[START Supplied data]

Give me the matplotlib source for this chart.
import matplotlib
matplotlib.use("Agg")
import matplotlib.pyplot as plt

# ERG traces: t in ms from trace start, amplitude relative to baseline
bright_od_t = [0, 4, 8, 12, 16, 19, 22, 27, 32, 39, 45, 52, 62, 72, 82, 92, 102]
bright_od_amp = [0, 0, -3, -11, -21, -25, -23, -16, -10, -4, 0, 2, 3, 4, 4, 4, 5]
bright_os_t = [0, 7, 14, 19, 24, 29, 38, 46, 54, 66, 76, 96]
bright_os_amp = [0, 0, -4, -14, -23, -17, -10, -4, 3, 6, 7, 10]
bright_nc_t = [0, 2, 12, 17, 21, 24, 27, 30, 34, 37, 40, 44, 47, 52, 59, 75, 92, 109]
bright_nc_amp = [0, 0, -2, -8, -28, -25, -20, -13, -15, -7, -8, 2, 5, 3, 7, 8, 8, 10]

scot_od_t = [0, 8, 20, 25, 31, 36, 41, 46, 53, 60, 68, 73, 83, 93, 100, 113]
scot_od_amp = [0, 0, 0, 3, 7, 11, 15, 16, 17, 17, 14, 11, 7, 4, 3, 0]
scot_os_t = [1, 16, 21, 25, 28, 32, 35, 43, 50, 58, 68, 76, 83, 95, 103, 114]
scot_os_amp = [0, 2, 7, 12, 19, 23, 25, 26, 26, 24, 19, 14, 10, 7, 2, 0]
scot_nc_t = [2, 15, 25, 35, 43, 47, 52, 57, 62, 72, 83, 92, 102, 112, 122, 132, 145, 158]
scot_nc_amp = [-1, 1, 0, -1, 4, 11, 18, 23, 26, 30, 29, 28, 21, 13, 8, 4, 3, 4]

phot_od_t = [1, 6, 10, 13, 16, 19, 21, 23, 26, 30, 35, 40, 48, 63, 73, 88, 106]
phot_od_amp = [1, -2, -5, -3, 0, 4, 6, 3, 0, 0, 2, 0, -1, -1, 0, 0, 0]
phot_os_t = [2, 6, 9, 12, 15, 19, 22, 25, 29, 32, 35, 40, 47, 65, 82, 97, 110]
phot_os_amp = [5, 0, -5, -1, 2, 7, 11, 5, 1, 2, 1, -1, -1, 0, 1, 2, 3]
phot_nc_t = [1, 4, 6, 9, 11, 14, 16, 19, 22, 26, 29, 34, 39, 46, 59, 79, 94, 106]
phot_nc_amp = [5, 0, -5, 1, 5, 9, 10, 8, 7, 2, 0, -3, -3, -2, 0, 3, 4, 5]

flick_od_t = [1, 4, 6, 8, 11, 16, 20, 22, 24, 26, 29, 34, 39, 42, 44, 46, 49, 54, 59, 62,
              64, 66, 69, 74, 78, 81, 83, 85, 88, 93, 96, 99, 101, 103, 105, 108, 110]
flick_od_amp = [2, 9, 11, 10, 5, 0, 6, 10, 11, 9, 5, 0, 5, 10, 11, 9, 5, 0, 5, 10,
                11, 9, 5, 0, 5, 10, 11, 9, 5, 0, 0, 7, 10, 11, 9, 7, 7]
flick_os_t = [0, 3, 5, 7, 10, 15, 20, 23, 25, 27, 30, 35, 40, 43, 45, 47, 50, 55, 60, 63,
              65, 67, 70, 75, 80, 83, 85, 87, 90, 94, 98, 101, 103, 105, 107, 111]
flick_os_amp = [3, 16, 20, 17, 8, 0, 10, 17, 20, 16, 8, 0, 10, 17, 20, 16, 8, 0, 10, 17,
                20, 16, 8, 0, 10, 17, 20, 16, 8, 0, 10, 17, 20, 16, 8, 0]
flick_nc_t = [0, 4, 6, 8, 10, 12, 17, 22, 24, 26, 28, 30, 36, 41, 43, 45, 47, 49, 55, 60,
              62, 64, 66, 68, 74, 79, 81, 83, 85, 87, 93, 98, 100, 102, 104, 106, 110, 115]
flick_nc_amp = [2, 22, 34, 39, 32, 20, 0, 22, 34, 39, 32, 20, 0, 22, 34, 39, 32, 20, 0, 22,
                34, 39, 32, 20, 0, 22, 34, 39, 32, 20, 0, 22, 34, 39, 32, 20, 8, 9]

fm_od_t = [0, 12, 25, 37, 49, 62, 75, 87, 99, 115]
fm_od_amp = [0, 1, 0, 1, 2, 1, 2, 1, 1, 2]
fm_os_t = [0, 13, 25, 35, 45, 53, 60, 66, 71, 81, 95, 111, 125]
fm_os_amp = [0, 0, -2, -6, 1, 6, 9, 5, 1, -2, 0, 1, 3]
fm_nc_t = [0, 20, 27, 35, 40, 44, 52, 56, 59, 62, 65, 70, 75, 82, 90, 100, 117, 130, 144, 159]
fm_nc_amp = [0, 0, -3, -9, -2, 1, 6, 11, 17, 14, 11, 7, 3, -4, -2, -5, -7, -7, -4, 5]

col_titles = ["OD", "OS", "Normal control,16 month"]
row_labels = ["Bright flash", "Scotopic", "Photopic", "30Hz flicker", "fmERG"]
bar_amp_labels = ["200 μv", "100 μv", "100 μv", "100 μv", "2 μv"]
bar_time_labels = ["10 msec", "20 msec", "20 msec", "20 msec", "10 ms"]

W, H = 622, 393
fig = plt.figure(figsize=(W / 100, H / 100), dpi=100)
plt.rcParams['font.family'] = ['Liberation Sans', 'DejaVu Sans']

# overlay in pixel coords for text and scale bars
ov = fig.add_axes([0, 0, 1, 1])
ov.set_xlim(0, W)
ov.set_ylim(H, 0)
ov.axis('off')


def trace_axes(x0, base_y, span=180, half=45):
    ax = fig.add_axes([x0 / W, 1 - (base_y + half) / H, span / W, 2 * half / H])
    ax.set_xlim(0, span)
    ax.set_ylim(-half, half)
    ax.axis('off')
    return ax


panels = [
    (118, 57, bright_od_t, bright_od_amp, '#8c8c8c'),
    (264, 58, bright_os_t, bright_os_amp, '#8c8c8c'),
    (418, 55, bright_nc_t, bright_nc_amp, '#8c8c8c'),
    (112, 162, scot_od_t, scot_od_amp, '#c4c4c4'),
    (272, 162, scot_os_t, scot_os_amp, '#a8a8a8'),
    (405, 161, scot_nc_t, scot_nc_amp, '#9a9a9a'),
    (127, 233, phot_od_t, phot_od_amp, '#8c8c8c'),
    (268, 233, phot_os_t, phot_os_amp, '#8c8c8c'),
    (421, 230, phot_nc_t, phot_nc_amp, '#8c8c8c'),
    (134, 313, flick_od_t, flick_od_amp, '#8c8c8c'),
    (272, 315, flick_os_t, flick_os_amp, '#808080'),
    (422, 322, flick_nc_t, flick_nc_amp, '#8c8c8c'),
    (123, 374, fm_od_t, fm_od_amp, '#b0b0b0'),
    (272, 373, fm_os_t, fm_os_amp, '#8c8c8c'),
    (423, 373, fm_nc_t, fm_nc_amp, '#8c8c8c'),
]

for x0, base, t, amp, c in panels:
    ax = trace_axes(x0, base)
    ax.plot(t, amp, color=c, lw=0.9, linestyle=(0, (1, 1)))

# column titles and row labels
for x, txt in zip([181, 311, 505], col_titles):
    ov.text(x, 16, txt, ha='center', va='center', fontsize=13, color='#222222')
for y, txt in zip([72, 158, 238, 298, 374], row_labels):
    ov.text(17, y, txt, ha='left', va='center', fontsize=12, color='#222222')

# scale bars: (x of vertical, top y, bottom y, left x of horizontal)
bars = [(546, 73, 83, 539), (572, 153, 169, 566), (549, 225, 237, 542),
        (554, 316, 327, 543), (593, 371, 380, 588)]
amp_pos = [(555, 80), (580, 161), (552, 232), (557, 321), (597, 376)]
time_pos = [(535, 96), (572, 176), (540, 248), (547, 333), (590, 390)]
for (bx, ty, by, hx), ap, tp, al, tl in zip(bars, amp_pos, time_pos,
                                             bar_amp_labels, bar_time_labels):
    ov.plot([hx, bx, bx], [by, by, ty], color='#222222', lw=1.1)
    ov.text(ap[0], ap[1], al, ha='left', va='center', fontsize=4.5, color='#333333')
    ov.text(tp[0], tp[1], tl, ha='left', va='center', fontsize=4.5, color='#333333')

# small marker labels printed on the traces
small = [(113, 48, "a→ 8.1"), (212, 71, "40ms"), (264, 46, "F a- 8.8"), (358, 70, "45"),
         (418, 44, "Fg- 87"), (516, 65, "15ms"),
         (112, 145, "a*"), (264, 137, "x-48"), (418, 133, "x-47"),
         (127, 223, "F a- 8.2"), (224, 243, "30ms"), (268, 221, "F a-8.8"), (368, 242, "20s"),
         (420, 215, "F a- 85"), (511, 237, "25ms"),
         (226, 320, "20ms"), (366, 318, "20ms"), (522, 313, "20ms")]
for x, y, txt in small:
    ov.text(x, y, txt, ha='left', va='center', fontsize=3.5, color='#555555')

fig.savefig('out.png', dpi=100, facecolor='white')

[END Supplied data]

Set task:
Repeat, exactly and only, the lines from the beginning of the material through the line that contains "import matplotlib.pyplot as plt".

Correct result:
Give me the matplotlib source for this chart.
import matplotlib
matplotlib.use("Agg")
import matplotlib.pyplot as plt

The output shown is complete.